学術大会を東北でやろう~長期的な支援の考え方~

震災の影響を受け、循環器学会や外科学会など、大型の学術大会の中止が目立つようになってきた。あまりにも直近に予定されているとか、会場が被災地なのでやむを得ないという学会もあろうが、そうでない学会、特に地方都市で開催する学術大会については是非実施して頂きたいと考えている。


なぜなら、学術大会の「経済効果」は特に地方都市にとってはバカにならない規模だからだ。


中規模(3000人程度)の大会だとしても、宿泊費・お土産代・飲食費その他遊興費などの個人支出、そして会場費・弁当費なども含めて考えれば1人当りざっくり5-6万円くらいのお金は地元周辺に落ちる。
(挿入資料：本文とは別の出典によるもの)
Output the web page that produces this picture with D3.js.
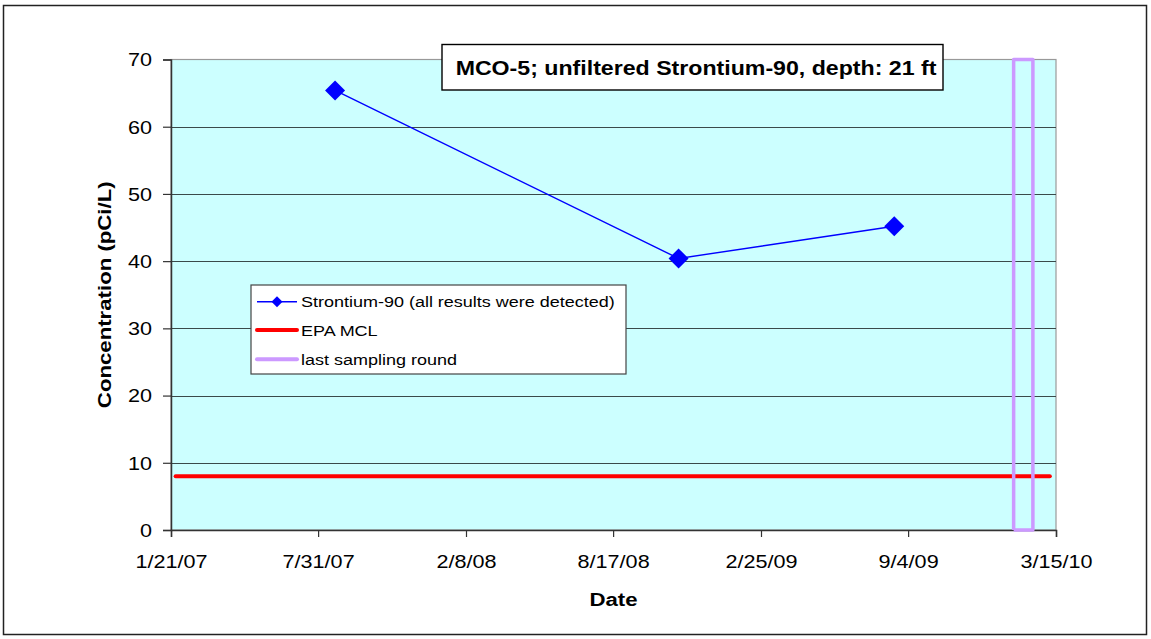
<!DOCTYPE html>
<html>
<head>
<meta charset="utf-8">
<script src="https://cdn.jsdelivr.net/npm/d3@7"></script>
<style>
  body { margin: 0; background: #fff; }
  svg { display: block; font-family: Arial, "Liberation Sans", sans-serif; }
</style>
</head>
<body>
<div id="chart"></div>
<script>
// sample dates and Sr-90 results (pCi/L)
const sampleDates = ['2007-08-22', '2008-11-10', '2009-08-17'];
const srValues = [65.4, 40.4, 45.2];

// EPA MCL reference line
const mclDates = ['2007-01-27', '2010-03-07'];
const mclValues = [8, 8];

// last sampling round box
const lastRoundDates = ['2010-01-19', '2010-02-13'];
const lastRoundValues = [0, 70];

const xTickLabels = ['1/21/07', '7/31/07', '2/8/08', '8/17/08', '2/25/09', '9/4/09', '3/15/10'];
const yTicks = [0, 10, 20, 30, 40, 50, 60, 70];

const legendLabels = ['Strontium-90 (all results were detected)', 'EPA MCL', 'last sampling round'];
const titleText = 'MCO-5; unfiltered Strontium-90, depth: 21 ft';

const W = 1151, H = 639;
const plot = { left: 171, right: 1056, top: 59.5, bottom: 530 };
const sx = 1.2; // text in the source is drawn a bit wider than Arial

const parseIso = d3.timeParse('%Y-%m-%d');
const parseTick = d3.timeParse('%m/%d/%y');
const tickDates = xTickLabels.map(parseTick);

const x = d3.scaleTime()
  .domain([tickDates[0], tickDates[tickDates.length - 1]])
  .range([plot.left, plot.right]);

const y = d3.scaleLinear()
  .domain([0, 70])
  .range([plot.bottom, plot.top]);

const svg = d3.select('#chart')
  .append('svg')
  .attr('width', W)
  .attr('height', H);

// outer chart frame
svg.append('rect')
  .attr('x', 3.5).attr('y', 5.5)
  .attr('width', 1143).attr('height', 629)
  .attr('fill', '#fff')
  .attr('stroke', '#222')
  .attr('stroke-width', 1.5);

// plot background
svg.append('rect')
  .attr('x', plot.left).attr('y', plot.top)
  .attr('width', plot.right - plot.left)
  .attr('height', plot.bottom - plot.top)
  .attr('fill', '#ccffff')
  .attr('stroke', '#999')
  .attr('stroke-width', 1.2);

// gridlines
svg.append('g')
  .selectAll('line')
  .data(yTicks.filter(v => v > 0 && v < 70))
  .join('line')
  .attr('x1', plot.left).attr('x2', plot.right)
  .attr('y1', d => Math.round(y(d)) + 0.5)
  .attr('y2', d => Math.round(y(d)) + 0.5)
  .attr('stroke', '#3a4a4a')
  .attr('stroke-width', 1.2);

// y axis
const yAxis = svg.append('g')
  .attr('transform', `translate(${plot.left},0)`)
  .call(d3.axisLeft(y).tickValues(yTicks).tickSize(8).tickFormat(d3.format('d')));
yAxis.select('.domain').attr('stroke', '#333').attr('stroke-width', 1.5);
yAxis.selectAll('.tick line').attr('stroke', '#333').attr('stroke-width', 1.2);
yAxis.selectAll('.tick text')
  .attr('x', 0)
  .attr('dy', '0.35em')
  .attr('transform', `translate(-19,0) scale(${sx},1)`)
  .attr('font-size', 18)
  .attr('fill', '#000');

// x axis
const xAxis = svg.append('g')
  .attr('transform', `translate(0,${plot.bottom})`)
  .call(d3.axisBottom(x).tickValues(tickDates).tickSize(7).tickFormat(d3.timeFormat('%-m/%-d/%y')));
xAxis.select('.domain').attr('stroke', '#333').attr('stroke-width', 1.5);
xAxis.selectAll('.tick line').attr('stroke', '#333').attr('stroke-width', 1.2);
xAxis.selectAll('.tick text')
  .attr('y', 38)
  .attr('dy', 0)
  .attr('transform', `scale(${sx},1)`)
  .attr('font-size', 18)
  .attr('fill', '#000');
svg.selectAll('.tick text').attr('font-family', 'Arial, "Liberation Sans", sans-serif');

// axis titles
svg.append('text')
  .attr('transform', `translate(${(plot.left + plot.right) / 2},606) scale(${sx},1)`)
  .attr('text-anchor', 'middle')
  .attr('font-size', 18.5)
  .attr('font-weight', 'bold')
  .text('Date');

svg.append('text')
  .attr('transform', `translate(111,${(plot.top + plot.bottom) / 2}) rotate(-90) scale(${sx},1)`)
  .attr('text-anchor', 'middle')
  .attr('font-size', 18.5)
  .attr('font-weight', 'bold')
  .text('Concentration (pCi/L)');

// EPA MCL line
const mclData = mclDates.map((d, i) => ({ date: parseIso(d), v: mclValues[i] }));
svg.append('path')
  .datum(mclData)
  .attr('fill', 'none')
  .attr('stroke', '#ff0000')
  .attr('stroke-width', 4)
  .attr('stroke-linecap', 'round')
  .attr('d', d3.line().x(d => x(d.date)).y(d => y(d.v)));

// last sampling round box
const lr0 = parseIso(lastRoundDates[0]), lr1 = parseIso(lastRoundDates[1]);
const boxPts = [
  [lr0, lastRoundValues[0]], [lr0, lastRoundValues[1]],
  [lr1, lastRoundValues[1]], [lr1, lastRoundValues[0]], [lr0, lastRoundValues[0]]
];
svg.append('path')
  .datum(boxPts)
  .attr('fill', 'none')
  .attr('stroke', '#cc99ff')
  .attr('stroke-width', 3.5)
  .attr('stroke-linejoin', 'round')
  .attr('d', d3.line().x(d => x(d[0])).y(d => y(d[1])));

// Sr-90 series
const srData = sampleDates.map((d, i) => ({ date: parseIso(d), v: srValues[i] }));
svg.append('path')
  .datum(srData)
  .attr('fill', 'none')
  .attr('stroke', '#0000ff')
  .attr('stroke-width', 1.4)
  .attr('d', d3.line().x(d => x(d.date)).y(d => y(d.v)));

const diamond = d3.symbol(d3.symbolSquare, 200);
svg.append('g')
  .selectAll('path')
  .data(srData)
  .join('path')
  .attr('transform', d => `translate(${x(d.date)},${y(d.v)}) rotate(45)`)
  .attr('fill', '#0000ff')
  .attr('d', diamond);

// title box
svg.append('rect')
  .attr('x', 442).attr('y', 44.5)
  .attr('width', 501).attr('height', 45.5)
  .attr('fill', '#fff')
  .attr('stroke', '#000')
  .attr('stroke-width', 1.4);
svg.append('text')
  .attr('transform', `translate(696,75) scale(${sx},1)`)
  .attr('text-anchor', 'middle')
  .attr('font-size', 19.3)
  .attr('font-weight', 'bold')
  .text(titleText);

// legend
const legend = svg.append('g');
legend.append('rect')
  .attr('x', 251).attr('y', 285)
  .attr('width', 375).attr('height', 89)
  .attr('fill', '#fff')
  .attr('stroke', '#444')
  .attr('stroke-width', 1.2);

const rowY = [301.7, 330, 359.3];
const legendStyles = [
  { color: '#0000ff', width: 1.4, marker: true },
  { color: '#ff0000', width: 4, marker: false },
  { color: '#cc99ff', width: 4, marker: false }
];
legendLabels.forEach((label, i) => {
  const st = legendStyles[i];
  legend.append('line')
    .attr('x1', 257).attr('x2', 297)
    .attr('y1', rowY[i]).attr('y2', rowY[i])
    .attr('stroke', st.color)
    .attr('stroke-width', st.width)
    .attr('stroke-linecap', st.marker ? 'butt' : 'round');
  if (st.marker) {
    legend.append('path')
      .attr('transform', `translate(277,${rowY[i]}) rotate(45)`)
      .attr('fill', st.color)
      .attr('d', d3.symbol(d3.symbolSquare, 60));
  }
  legend.append('text')
    .attr('transform', `translate(301,${rowY[i] + 5.5}) scale(${sx},1)`)
    .attr('font-size', 15)
    .text(label);
});
</script>
</body>
</html>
となると、それだけで2億円近く。これだけの経済効果が出せるイベントは、数十万人程度の地方都市経済にとっては間違いなく大きなプラスになる。


実際、震災の1週間前に青森県三沢市で開催された胃癌学会に参加したのだが、その時に乗り込んだタクシーの運転手さんがポツリと呟いた言葉が耳を離れない。「いやぁ、こんなにお客さんが沢山いるなんて、三沢が始まって以来ですよ。」と。


三沢はもう何年も前から、中心の商店街は完全に「シャッター商店街」になっている。そんな中で市内の宿泊施設が満杯になるような学会が行なわれる事の恩恵は東京の人が想像するよりはるかに大きいものだ。あの大会が震災前で、三沢や八戸などの地元の方々ためにも本当に良かったと思う。
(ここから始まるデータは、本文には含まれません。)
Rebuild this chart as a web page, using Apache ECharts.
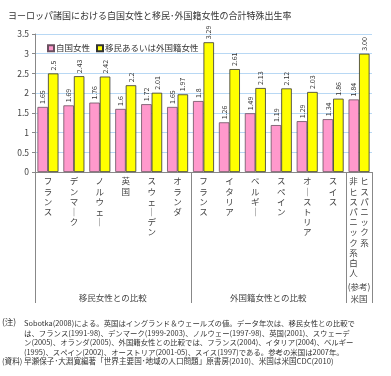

そこで提案なのだが、今後数年間、学術総会を東北で意識的に行なうようにしてはどうだろうか。


現在は、被災者に対する直接的な物資・金銭の支援が中心だが、今後被災地への支援は長期的な視点で見る必要がある。それには何といっても地域経済を復興させるという視点が必要だ。


郡山、福島、仙台、盛岡、八戸/三沢、青森などが開催の候補都市になってくるだろう。


もちろん、地方都市で行うと会場が複数に分かれるとか、ただでさえ復興で忙しい地元大学の医局や病院に準備の負担をかけられないとか、すでに別の開催場所が決まってしまっているから変えるのは難しいとか、ハードルは色々あるだろう。
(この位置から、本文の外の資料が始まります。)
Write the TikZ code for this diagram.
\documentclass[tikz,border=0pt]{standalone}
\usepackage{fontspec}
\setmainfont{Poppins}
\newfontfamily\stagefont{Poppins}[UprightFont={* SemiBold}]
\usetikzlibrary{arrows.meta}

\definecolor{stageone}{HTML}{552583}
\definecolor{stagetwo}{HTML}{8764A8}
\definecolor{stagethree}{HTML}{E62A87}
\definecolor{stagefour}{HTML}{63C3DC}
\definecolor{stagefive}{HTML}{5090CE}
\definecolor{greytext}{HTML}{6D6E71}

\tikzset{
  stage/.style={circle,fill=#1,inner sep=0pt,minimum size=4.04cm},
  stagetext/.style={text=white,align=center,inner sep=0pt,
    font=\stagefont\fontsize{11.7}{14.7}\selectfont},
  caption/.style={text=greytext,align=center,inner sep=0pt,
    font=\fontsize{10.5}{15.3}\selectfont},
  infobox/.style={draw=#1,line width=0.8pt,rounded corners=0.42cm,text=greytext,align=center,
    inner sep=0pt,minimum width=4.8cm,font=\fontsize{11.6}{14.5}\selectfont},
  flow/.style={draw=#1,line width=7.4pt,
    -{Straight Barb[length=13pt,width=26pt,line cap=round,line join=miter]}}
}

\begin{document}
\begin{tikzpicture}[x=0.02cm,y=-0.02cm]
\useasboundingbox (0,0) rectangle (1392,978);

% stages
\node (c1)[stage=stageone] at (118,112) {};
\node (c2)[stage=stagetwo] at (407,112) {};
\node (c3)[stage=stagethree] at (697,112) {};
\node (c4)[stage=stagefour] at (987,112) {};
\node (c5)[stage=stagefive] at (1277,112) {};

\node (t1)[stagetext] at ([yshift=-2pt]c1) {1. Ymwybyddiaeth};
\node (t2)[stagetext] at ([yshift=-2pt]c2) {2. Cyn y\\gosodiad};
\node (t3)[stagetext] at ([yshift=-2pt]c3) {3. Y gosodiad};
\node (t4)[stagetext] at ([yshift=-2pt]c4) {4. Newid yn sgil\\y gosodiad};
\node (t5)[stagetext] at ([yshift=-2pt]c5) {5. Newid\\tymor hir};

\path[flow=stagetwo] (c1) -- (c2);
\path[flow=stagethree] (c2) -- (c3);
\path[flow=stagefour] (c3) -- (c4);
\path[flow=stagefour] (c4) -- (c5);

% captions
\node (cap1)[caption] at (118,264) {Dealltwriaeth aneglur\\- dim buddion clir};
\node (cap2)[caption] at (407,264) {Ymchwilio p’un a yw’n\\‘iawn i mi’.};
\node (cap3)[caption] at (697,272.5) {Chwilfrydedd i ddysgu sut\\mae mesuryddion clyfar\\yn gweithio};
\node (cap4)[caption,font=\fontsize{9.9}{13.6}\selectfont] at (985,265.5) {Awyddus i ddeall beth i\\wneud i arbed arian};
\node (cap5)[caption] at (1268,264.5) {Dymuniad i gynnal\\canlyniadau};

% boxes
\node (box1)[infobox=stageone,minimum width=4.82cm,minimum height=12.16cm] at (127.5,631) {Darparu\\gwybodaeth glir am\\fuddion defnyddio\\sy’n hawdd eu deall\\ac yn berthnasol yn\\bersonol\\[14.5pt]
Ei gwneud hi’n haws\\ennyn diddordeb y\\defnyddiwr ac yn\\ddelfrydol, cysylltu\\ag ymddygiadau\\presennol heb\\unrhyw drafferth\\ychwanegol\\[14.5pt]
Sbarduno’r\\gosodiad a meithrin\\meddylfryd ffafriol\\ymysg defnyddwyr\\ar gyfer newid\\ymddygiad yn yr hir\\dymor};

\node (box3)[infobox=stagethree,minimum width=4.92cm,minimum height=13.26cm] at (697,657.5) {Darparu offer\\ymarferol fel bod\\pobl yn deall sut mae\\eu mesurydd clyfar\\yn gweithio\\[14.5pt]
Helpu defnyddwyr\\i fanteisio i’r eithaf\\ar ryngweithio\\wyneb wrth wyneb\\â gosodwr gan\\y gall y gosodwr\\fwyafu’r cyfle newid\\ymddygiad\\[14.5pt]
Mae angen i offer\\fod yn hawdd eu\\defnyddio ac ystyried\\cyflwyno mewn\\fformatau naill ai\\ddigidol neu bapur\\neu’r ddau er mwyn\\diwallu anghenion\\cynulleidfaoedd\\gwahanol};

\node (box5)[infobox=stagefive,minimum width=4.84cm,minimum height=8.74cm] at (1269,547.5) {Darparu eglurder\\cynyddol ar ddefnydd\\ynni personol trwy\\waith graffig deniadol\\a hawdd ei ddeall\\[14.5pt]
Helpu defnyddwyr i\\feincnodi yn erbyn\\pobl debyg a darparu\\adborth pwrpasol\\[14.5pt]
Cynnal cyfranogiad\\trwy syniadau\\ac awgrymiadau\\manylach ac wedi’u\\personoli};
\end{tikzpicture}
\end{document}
それでも、復興に役立つのであれば、そんなハードルは小さな話ではないだろうか。何も地元の先生が頑張らなくても、土地勘が必要ならその地方の出身者や医局の卒業生が助けるようにしたら良い。そして大会当日は、学術面での研鑽を積むのは勿論として、皆で地元のお酒や食材を頂き、地元の先生方を初め、支援に注力された先生方を慰労させて頂く場にしたら良いではないか。


皆で東北を盛り上げる、という気運が医療界の学会からも出てくるよう、私も働きかけていきたい。